**Input records**
»»

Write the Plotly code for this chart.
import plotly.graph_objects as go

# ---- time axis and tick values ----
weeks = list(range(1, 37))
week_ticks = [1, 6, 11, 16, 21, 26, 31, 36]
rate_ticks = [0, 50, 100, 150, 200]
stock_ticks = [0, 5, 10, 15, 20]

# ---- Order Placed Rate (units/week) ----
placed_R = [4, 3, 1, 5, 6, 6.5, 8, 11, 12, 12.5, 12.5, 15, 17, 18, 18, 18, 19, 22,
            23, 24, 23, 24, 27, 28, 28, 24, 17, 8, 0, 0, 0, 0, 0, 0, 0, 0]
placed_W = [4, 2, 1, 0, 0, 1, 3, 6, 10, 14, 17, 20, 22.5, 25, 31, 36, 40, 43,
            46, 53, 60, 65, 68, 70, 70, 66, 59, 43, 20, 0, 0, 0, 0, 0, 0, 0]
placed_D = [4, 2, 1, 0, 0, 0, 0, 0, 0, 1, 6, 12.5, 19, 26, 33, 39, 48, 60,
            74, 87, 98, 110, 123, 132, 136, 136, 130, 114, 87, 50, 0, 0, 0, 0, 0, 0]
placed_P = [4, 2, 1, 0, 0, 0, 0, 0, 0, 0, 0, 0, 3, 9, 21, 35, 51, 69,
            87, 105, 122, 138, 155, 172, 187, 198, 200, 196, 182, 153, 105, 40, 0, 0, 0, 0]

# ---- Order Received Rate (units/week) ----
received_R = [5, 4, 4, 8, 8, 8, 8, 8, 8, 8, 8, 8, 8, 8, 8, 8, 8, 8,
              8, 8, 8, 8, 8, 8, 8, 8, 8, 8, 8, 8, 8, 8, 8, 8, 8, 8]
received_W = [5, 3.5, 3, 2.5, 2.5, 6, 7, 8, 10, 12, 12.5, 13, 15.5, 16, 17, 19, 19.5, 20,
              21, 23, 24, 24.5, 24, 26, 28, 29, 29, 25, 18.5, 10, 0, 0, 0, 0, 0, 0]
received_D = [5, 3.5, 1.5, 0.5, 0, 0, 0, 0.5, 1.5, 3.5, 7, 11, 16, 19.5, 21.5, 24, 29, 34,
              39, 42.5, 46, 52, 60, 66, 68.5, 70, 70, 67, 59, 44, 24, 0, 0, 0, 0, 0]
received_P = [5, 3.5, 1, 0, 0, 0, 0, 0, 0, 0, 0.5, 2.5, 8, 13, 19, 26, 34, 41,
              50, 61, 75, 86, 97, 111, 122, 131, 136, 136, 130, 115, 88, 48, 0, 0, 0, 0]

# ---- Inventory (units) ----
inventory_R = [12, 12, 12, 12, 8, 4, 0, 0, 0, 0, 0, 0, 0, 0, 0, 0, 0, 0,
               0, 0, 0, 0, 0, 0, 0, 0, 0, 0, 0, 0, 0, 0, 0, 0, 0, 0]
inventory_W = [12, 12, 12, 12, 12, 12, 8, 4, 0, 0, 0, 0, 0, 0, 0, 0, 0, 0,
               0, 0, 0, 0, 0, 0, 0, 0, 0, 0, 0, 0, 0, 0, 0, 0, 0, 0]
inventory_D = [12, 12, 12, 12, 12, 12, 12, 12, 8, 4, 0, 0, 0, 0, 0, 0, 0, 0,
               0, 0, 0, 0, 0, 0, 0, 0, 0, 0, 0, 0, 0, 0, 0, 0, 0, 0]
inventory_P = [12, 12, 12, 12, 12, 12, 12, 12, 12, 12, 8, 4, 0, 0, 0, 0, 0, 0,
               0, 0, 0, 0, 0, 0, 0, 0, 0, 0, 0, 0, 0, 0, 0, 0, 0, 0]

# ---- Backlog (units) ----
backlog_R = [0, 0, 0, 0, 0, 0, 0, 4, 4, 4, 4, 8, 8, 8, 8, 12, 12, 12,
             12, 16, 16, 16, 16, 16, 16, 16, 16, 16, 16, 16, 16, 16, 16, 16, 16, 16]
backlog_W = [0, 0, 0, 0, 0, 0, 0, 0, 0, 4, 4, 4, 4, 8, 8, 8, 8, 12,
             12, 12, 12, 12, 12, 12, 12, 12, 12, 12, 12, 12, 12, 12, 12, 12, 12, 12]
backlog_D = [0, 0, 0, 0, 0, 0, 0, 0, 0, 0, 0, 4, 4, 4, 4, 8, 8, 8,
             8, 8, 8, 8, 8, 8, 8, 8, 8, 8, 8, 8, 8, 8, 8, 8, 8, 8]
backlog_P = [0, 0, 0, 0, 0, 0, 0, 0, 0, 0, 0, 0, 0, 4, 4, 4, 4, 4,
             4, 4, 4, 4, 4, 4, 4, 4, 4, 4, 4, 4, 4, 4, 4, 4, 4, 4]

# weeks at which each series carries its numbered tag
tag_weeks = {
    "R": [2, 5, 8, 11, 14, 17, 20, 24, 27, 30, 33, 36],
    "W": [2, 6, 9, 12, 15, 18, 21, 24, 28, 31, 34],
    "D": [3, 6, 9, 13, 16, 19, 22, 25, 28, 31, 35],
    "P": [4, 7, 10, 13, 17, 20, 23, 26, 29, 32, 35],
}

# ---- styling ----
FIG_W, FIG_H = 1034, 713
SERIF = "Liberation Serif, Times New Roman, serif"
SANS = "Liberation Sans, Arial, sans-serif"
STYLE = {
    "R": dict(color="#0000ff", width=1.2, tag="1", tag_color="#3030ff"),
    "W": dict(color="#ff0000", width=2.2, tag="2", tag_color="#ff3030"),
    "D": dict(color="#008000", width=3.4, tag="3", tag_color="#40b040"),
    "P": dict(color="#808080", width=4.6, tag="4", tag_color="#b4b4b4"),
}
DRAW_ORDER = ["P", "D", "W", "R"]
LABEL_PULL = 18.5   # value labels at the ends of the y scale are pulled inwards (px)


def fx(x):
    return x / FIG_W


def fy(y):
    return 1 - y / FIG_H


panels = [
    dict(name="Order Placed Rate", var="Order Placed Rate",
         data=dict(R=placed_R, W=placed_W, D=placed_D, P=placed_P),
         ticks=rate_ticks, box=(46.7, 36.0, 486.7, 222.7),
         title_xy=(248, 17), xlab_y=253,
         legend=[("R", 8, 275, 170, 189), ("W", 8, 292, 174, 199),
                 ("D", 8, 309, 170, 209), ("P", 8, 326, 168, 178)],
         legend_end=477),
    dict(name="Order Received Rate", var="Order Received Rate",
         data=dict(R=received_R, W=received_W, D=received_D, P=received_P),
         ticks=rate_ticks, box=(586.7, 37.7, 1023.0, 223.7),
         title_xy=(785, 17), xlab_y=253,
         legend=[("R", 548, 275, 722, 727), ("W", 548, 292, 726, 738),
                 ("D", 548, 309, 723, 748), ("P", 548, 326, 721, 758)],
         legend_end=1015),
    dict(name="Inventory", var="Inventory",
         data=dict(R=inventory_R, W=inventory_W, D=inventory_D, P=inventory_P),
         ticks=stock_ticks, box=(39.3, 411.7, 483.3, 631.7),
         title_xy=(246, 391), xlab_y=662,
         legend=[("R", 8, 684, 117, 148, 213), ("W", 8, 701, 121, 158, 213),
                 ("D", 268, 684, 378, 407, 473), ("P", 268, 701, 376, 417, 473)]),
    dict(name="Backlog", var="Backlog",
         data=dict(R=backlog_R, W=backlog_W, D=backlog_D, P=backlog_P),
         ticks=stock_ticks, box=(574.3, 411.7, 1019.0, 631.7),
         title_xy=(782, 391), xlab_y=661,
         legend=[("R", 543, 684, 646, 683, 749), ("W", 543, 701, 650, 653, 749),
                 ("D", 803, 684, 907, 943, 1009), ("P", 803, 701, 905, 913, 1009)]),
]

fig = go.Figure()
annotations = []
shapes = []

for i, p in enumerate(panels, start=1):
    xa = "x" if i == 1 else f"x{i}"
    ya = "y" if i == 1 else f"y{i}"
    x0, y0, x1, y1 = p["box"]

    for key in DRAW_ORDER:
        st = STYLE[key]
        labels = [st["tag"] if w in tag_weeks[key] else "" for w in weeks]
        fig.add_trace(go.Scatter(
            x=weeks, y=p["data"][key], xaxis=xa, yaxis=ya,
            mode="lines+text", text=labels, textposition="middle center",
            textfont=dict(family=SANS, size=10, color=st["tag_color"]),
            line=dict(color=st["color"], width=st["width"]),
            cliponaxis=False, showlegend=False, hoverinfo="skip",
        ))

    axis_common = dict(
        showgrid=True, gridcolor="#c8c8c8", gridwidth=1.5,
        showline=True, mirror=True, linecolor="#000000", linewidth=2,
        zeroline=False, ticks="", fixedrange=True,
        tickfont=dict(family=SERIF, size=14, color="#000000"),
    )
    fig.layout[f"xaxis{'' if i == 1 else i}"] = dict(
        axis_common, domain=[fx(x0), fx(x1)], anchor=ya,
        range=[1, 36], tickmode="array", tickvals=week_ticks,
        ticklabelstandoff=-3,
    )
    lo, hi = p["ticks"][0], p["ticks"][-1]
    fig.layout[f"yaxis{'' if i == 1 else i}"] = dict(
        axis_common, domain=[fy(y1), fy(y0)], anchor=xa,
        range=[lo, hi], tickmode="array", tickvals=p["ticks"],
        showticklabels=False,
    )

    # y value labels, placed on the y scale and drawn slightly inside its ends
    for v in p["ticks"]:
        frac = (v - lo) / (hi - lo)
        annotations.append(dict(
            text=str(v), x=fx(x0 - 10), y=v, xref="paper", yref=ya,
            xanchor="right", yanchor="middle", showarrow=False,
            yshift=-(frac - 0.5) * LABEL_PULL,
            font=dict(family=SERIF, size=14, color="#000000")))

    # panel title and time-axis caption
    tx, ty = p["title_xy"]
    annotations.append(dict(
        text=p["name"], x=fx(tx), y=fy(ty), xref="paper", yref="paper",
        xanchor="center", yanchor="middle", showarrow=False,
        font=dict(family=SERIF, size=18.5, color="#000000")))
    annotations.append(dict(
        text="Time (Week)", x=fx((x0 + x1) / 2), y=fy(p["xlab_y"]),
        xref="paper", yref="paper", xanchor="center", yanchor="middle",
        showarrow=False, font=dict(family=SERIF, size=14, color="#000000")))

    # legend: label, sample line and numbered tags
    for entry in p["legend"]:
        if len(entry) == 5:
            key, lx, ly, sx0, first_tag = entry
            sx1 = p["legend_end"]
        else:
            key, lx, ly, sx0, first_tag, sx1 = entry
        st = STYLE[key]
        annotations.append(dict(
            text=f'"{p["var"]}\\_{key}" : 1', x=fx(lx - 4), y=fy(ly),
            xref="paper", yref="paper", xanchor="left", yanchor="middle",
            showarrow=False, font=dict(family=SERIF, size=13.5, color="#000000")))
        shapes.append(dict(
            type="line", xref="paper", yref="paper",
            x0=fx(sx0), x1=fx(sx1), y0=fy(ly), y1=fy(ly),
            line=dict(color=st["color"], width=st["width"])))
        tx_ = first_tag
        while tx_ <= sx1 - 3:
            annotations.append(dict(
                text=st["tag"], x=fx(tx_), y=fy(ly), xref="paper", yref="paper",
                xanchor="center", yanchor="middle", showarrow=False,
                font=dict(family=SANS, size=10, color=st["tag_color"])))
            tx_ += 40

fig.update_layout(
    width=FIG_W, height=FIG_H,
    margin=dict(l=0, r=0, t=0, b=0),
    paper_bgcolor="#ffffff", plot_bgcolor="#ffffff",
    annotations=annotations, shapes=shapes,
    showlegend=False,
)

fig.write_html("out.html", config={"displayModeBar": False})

««
»»

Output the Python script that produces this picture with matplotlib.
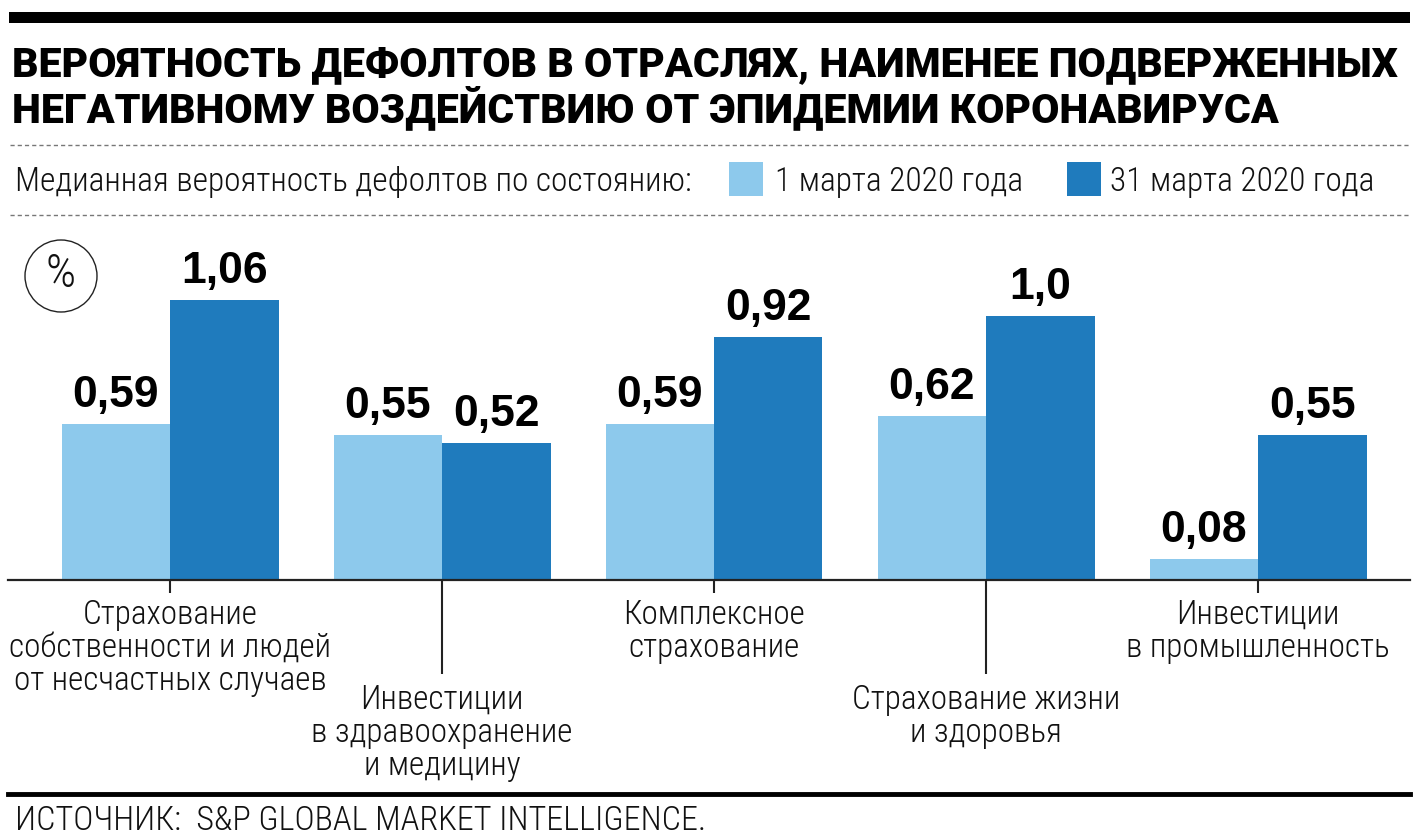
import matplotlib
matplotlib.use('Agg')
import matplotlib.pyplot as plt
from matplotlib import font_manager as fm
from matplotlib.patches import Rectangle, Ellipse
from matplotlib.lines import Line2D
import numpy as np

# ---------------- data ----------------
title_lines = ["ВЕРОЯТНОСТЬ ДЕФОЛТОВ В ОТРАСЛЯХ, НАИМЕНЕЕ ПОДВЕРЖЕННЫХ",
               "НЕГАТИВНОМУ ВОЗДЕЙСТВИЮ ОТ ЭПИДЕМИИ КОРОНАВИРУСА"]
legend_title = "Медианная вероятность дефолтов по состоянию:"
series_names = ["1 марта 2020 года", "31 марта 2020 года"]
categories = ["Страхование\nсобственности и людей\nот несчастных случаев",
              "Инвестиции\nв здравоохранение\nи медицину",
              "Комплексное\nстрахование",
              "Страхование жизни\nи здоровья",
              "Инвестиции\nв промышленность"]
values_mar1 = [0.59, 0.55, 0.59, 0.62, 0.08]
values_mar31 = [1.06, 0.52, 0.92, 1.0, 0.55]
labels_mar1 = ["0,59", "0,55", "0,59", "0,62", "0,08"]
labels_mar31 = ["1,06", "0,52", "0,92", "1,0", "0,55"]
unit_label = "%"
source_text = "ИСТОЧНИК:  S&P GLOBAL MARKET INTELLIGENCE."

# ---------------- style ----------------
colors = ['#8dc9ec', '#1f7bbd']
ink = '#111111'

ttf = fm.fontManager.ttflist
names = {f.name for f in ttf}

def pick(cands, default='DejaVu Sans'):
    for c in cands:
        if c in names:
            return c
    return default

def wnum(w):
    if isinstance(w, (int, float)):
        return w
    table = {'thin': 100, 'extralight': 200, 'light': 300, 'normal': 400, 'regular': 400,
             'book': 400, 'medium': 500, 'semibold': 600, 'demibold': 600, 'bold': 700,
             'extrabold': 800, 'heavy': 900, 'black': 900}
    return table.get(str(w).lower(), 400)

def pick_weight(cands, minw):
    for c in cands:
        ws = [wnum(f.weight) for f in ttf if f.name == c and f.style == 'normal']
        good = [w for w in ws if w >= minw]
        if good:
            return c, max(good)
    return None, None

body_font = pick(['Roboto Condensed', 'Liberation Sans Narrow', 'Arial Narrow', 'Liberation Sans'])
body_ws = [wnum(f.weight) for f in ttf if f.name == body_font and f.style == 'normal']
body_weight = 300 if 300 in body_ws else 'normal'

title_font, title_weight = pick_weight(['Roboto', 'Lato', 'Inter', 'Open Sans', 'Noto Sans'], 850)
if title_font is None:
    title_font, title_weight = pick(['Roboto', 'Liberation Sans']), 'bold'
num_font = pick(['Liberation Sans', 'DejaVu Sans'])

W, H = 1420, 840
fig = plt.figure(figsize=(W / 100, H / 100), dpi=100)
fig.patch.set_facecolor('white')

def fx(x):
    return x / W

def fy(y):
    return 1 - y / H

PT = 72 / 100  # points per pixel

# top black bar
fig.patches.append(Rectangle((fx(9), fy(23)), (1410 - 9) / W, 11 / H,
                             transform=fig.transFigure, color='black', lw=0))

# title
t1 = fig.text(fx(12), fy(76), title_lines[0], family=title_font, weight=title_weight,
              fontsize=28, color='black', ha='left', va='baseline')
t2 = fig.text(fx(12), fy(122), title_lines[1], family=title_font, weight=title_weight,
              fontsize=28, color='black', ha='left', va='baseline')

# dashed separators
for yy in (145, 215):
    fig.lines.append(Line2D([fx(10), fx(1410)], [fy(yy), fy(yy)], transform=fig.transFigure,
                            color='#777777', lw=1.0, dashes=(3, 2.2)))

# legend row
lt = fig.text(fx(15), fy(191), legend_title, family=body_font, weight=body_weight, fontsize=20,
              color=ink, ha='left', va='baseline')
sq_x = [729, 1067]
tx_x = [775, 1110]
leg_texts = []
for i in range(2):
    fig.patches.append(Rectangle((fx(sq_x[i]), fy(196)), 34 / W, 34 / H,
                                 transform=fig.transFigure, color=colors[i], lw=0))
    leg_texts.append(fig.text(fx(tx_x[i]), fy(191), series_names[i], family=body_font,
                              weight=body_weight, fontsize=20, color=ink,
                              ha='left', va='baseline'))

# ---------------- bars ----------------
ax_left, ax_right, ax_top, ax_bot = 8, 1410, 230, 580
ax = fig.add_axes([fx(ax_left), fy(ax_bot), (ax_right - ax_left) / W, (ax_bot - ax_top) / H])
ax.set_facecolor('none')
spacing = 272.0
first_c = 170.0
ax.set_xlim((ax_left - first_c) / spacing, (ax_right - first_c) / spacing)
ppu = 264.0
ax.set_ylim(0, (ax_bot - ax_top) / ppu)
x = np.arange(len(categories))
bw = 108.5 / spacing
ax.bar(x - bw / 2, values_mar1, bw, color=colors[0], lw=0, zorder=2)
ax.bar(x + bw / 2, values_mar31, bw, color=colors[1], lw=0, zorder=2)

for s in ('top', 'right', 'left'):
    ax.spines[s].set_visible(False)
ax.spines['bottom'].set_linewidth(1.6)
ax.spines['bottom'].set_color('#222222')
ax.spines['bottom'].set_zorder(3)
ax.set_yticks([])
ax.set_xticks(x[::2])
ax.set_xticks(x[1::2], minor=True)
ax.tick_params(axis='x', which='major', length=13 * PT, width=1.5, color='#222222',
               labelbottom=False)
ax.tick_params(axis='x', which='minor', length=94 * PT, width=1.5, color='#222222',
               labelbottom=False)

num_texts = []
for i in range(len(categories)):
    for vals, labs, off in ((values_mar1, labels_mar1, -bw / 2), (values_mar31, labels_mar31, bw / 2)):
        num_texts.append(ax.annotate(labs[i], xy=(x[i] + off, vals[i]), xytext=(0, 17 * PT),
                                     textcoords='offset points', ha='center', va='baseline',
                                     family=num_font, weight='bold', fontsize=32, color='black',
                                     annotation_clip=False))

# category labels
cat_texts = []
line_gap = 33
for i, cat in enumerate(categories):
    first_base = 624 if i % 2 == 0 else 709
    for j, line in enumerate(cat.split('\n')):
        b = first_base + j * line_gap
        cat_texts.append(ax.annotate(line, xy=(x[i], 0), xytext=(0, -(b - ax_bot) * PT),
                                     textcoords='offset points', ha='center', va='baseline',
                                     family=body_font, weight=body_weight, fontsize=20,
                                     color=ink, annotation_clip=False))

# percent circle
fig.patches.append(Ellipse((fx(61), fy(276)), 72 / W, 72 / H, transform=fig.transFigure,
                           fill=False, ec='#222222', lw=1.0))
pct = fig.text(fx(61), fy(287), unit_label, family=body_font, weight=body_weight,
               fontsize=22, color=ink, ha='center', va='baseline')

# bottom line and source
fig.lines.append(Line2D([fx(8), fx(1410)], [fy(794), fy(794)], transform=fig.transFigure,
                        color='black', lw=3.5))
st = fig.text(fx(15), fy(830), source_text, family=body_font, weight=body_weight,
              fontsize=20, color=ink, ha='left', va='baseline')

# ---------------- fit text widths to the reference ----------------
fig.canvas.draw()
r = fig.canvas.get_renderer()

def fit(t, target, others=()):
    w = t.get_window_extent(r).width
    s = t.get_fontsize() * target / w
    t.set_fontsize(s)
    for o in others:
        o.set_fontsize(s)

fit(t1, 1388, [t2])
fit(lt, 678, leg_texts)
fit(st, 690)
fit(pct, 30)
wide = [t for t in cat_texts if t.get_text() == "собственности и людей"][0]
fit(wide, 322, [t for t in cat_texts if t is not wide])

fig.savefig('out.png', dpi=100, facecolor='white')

««
»»

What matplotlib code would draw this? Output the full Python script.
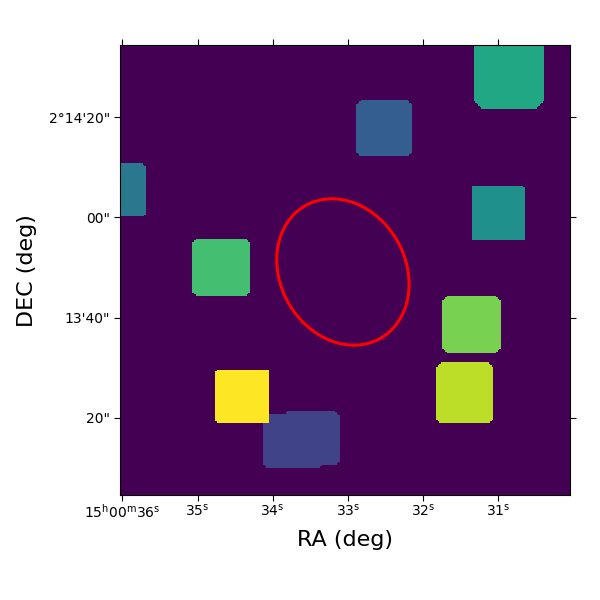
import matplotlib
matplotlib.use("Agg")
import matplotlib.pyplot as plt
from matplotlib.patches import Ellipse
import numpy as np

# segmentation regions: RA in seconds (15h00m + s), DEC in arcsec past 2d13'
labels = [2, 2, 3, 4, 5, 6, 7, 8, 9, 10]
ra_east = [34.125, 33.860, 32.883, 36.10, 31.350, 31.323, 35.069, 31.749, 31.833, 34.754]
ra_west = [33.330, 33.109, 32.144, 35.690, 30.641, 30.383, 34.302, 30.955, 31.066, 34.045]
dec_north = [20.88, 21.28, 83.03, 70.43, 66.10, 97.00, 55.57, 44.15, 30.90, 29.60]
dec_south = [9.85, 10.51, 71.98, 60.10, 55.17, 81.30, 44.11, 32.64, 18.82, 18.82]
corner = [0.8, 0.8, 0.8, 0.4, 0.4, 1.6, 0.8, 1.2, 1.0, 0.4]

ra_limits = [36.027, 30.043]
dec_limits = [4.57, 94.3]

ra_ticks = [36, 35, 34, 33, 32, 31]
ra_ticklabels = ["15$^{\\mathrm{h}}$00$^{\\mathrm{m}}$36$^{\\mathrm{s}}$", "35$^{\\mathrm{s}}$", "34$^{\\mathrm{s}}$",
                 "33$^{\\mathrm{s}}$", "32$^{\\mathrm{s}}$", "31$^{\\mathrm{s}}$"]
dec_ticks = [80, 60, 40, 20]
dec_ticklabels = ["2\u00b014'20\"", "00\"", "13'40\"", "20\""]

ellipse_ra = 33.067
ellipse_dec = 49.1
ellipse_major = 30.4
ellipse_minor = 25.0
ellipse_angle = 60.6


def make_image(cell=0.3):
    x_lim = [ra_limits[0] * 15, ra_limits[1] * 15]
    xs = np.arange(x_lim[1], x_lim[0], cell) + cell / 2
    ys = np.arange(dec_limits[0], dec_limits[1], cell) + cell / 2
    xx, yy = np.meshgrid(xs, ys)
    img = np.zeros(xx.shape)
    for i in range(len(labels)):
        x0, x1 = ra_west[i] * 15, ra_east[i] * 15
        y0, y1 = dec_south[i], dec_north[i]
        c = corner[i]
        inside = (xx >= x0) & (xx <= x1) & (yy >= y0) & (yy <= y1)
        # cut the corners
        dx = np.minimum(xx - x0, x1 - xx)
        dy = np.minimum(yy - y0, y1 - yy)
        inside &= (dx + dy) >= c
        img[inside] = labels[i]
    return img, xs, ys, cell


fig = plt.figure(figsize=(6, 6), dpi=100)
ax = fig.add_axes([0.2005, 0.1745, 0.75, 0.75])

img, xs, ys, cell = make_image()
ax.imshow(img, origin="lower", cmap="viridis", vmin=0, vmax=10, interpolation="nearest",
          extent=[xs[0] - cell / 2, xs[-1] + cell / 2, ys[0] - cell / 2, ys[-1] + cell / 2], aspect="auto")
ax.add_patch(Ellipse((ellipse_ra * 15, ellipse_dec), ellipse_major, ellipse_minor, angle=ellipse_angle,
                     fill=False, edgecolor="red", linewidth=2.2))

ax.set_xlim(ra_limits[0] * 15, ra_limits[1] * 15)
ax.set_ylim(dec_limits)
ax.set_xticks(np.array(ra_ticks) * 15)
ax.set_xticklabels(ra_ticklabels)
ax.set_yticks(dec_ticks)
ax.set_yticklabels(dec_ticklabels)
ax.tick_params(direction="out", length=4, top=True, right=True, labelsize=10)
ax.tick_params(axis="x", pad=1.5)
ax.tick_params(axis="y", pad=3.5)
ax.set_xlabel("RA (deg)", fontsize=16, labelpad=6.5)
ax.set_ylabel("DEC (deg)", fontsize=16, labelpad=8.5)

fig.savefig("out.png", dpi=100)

««

**What is asked**
Give again, word for word, the lines starting at the line that has "Write the Plotly code for this chart." and ending at the line that has "40, 0, 0, 0, 0]", with both of those lines included and nothing else.

**Task solution**
Write the Plotly code for this chart.
import plotly.graph_objects as go

# ---- time axis and tick values ----
weeks = list(range(1, 37))
week_ticks = [1, 6, 11, 16, 21, 26, 31, 36]
rate_ticks = [0, 50, 100, 150, 200]
stock_ticks = [0, 5, 10, 15, 20]

# ---- Order Placed Rate (units/week) ----
placed_R = [4, 3, 1, 5, 6, 6.5, 8, 11, 12, 12.5, 12.5, 15, 17, 18, 18, 18, 19, 22,
            23, 24, 23, 24, 27, 28, 28, 24, 17, 8, 0, 0, 0, 0, 0, 0, 0, 0]
placed_W = [4, 2, 1, 0, 0, 1, 3, 6, 10, 14, 17, 20, 22.5, 25, 31, 36, 40, 43,
            46, 53, 60, 65, 68, 70, 70, 66, 59, 43, 20, 0, 0, 0, 0, 0, 0, 0]
placed_D = [4, 2, 1, 0, 0, 0, 0, 0, 0, 1, 6, 12.5, 19, 26, 33, 39, 48, 60,
            74, 87, 98, 110, 123, 132, 136, 136, 130, 114, 87, 50, 0, 0, 0, 0, 0, 0]
placed_P = [4, 2, 1, 0, 0, 0, 0, 0, 0, 0, 0, 0, 3, 9, 21, 35, 51, 69,
            87, 105, 122, 138, 155, 172, 187, 198, 200, 196, 182, 153, 105, 40, 0, 0, 0, 0]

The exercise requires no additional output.